Lawmakers cited campus infrastructure and accreditation as immediate problems. Ranking Member Dexter and other members said Haskell faces roughly a $90,000,000 deferred‑maintenance backlog and that Haskell changed its accreditation status to “continued accreditation with monitoring.” SIPI’s graduation rate was cited in the hearing as 9 percent in recent reporting. Members also said Haskell turned away newly enrolled students at the start of the 2024–25 academic year because of insufficient housing.

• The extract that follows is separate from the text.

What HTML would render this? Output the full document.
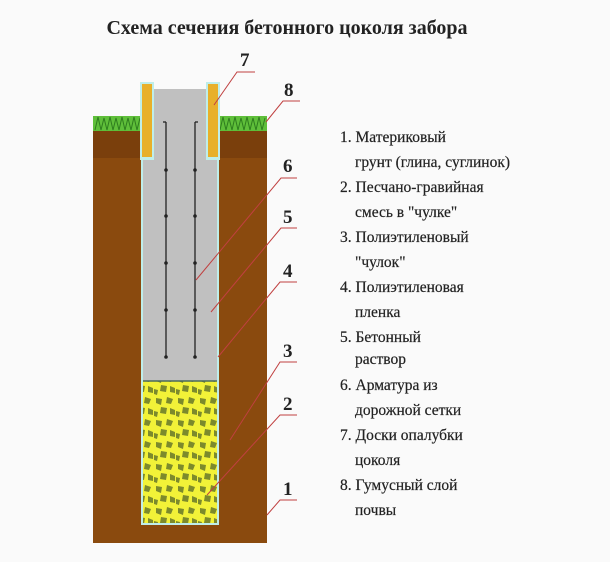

Several members linked those operational problems to staffing and funding decisions. Witness Scott Davis, senior adviser to the secretary exercising the delegated authority of the assistant secretary—Indian Affairs, Department of the Interior, said his office is “committed to providing educational choice” and to working with Congress, tribal leaders and school officials on solutions. Multiple members said recent mass staff reductions and the administration’s fiscal proposals risk worsening the situation: witnesses and members referenced staff cuts in February that they said affected roughly 25 percent of campus staff at Haskell and SIPI, and members repeatedly noted a proposed administration budget that committee members characterized as cutting BIE postsecondary funding by about 90 percent and cutting BIE education construction funding by about 80 percent.

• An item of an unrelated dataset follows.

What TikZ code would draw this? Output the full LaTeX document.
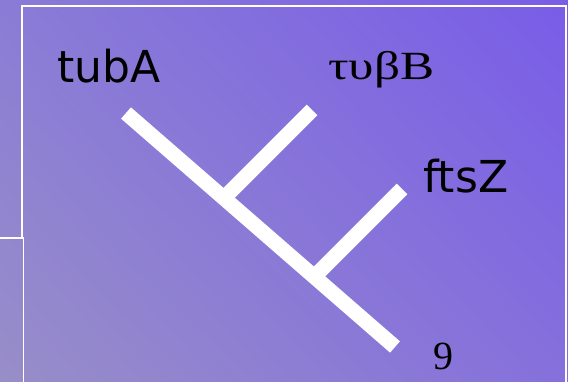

Members and the witness discussed governance options. Representative Mann described draft legislation to move Haskell’s governance from BIE to an independent Haskell Board of Trustees nominated by tribal communities while retaining federal support; Scott Davis said he had not yet reviewed the bill text but expressed willingness to work with Congress. Several speakers urged that any reorganization preserve federal treaty and trust responsibilities.

Oversight and accountability surfaced across questions. Members asked what steps the department has taken on background checks after testimony from a former Haskell president that multiple regents failed checks and that one regent had been convicted of serious felonies; Scott Davis said background‑check and personnel‑policy implementations were underway. Members also asked whether BIE and the department have changed policies prohibiting sexual relationships between staff and students after a 2018 OIG investigation cited the absence of such a policy; Scott Davis said a policy has been developed.

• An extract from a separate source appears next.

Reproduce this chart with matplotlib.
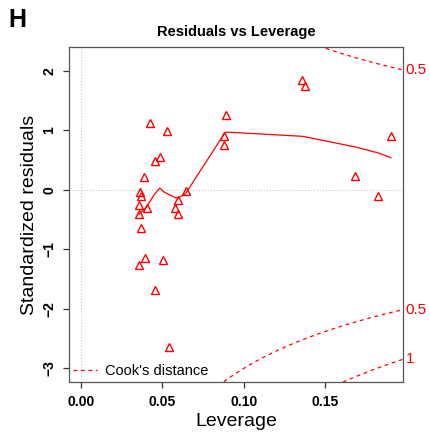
import numpy as np
import matplotlib
matplotlib.use("Agg")
import matplotlib.pyplot as plt
from matplotlib.transforms import blended_transform_factory

plt.rcParams["font.family"] = ["Liberation Sans", "DejaVu Sans"]

# leverage / standardized residuals
leverage = [0.0422, 0.0526, 0.0455, 0.0485, 0.0385, 0.0362, 0.0367, 0.0356,
            0.0403, 0.0356, 0.0367, 0.0596, 0.0579, 0.0596, 0.0643, 0.0891,
            0.0880, 0.0877, 0.0393, 0.0356, 0.0504, 0.0455, 0.0541, 0.1356,
            0.1378, 0.1904, 0.1685, 0.1826]
std_resid = [1.12, 0.99, 0.49, 0.55, 0.22, -0.03, -0.11, -0.25,
             -0.30, -0.41, -0.64, -0.17, -0.31, -0.40, -0.02, 1.25,
             0.91, 0.75, -1.14, -1.27, -1.18, -1.68, -2.65, 1.84,
             1.74, 0.90, 0.24, -0.11]

# smoother (red line)
smooth_lev = [0.0356, 0.0367, 0.0385, 0.0403, 0.0455, 0.0485, 0.0506, 0.0547,
              0.0579, 0.0596, 0.0643, 0.0877, 0.0891, 0.1356, 0.1378, 0.1685,
              0.1826, 0.1904]
smooth_res = [-0.41, -0.38, -0.34, -0.28, -0.06, 0.03, -0.03, -0.09,
              -0.13, -0.14, -0.06, 0.93, 0.97, 0.90, 0.89, 0.72,
              0.62, 0.54]

cook_levels = [0.5, 1.0]
n_params = 2

fig = plt.figure(figsize=(4.30, 4.34), dpi=100)
ax = fig.add_axes([0.1605, 0.1198, 0.7767, 0.7719])

xlim = (-0.0074, 0.1978)
ylim = (-3.23, 2.40)

ax.axhline(0, color="#c8c8c8", ls=":", lw=0.8, zorder=0)
ax.axvline(0, color="#c8c8c8", ls=":", lw=0.8, zorder=0)

ax.plot(leverage, std_resid, ls="none", marker="^", ms=6, mfc="none",
        mec="red", mew=1.0)
ax.plot(smooth_lev, smooth_res, color="red", lw=0.9)

# Cook's distance contours
hh = np.linspace(0.001, xlim[1], 200)
trans = blended_transform_factory(ax.transAxes, ax.transData)
for i, lev in enumerate(cook_levels):
    cl = np.sqrt(lev * n_params * (1 - hh) / hh)
    lbl = "Cook's distance" if i == 0 else None
    ax.plot(hh, cl, color="red", ls=(0, (3, 3)), lw=0.9, label=lbl)
    ax.plot(hh, -cl, color="red", ls=(0, (3, 3)), lw=0.9)
    edge = np.sqrt(lev * n_params * (1 - xlim[1]) / xlim[1])
    txt = "1" if lev == 1 else str(lev)
    for yv in (edge, -edge):
        if ylim[0] < yv < ylim[1]:
            ax.text(1.008, yv, txt, transform=trans, color="red",
                    fontsize=11, va="center", ha="left", clip_on=False)

ax.set_xlim(*xlim)
ax.set_ylim(*ylim)
ax.set_xticks([0.00, 0.05, 0.10, 0.15])
ax.set_xticklabels(["0.00", "0.05", "0.10", "0.15"], fontweight="bold")
ax.set_yticks([2, 1, 0, -1, -2, -3])
ax.set_yticklabels(["2", "1", "0", "\u22121", "\u22122", "\u22123"],
                   fontweight="bold", rotation=90, va="center")
ax.tick_params(length=4.3, width=0.9, labelsize=10, pad=5, color="#333")
for s in ax.spines.values():
    s.set_color("#555")
    s.set_linewidth(0.9)

ax.set_xlabel("Leverage", fontsize=14, labelpad=3)
ax.set_ylabel("Standardized residuals", fontsize=14, labelpad=3)
ax.set_title("Residuals vs Leverage", fontsize=10.5, fontweight="bold", pad=8)

ax.legend(loc="lower left", frameon=False, fontsize=10.5, handlelength=1.6,
          handletextpad=0.6, borderaxespad=0.1, borderpad=0.2)

fig.text(0.019, 0.955, "H", fontsize=18, fontweight="bold", ha="left", va="center")

fig.savefig("out.png", dpi=100)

Members pressed for details about use of existing funding streams, including the Great American Outdoors Act (GOA), which several members said had allocated roughly $95,000,000 in 2020 for BIE‑run schools but which committees said had not been used for Haskell or SIPI under the prior administration. Scott Davis and members discussed exploring additional funding sources — federal, state and private philanthropy — and possible foundations or partnerships to supplement appropriations.

Procedural items: the committee agreed to keep the hearing record open for written responses. Members were instructed to submit follow‑up questions for the record by 5 p.m. on Friday, June 27; the subcommittee stated it would hold the record open for 10 business days for those responses.

The hearing did not include a formal vote or legislative action on the floor; members used the session for oversight, to request written materials, and to signal support for potential legislative fixes and additional appropriations. Scott Davis repeatedly committed his office to work with Congress and tribal leaders, and several members indicated bipartisan interest in pursuing appropriations and statutory solutions to address accreditation, safety, governance and infrastructure at Haskell and SIPI.

Members closed the hearing emphasizing that tribes and students must be central to any reform, and that Congress and the Department of the Interior share responsibility for ensuring safe, accredited and adequately funded tribal postsecondary institutions.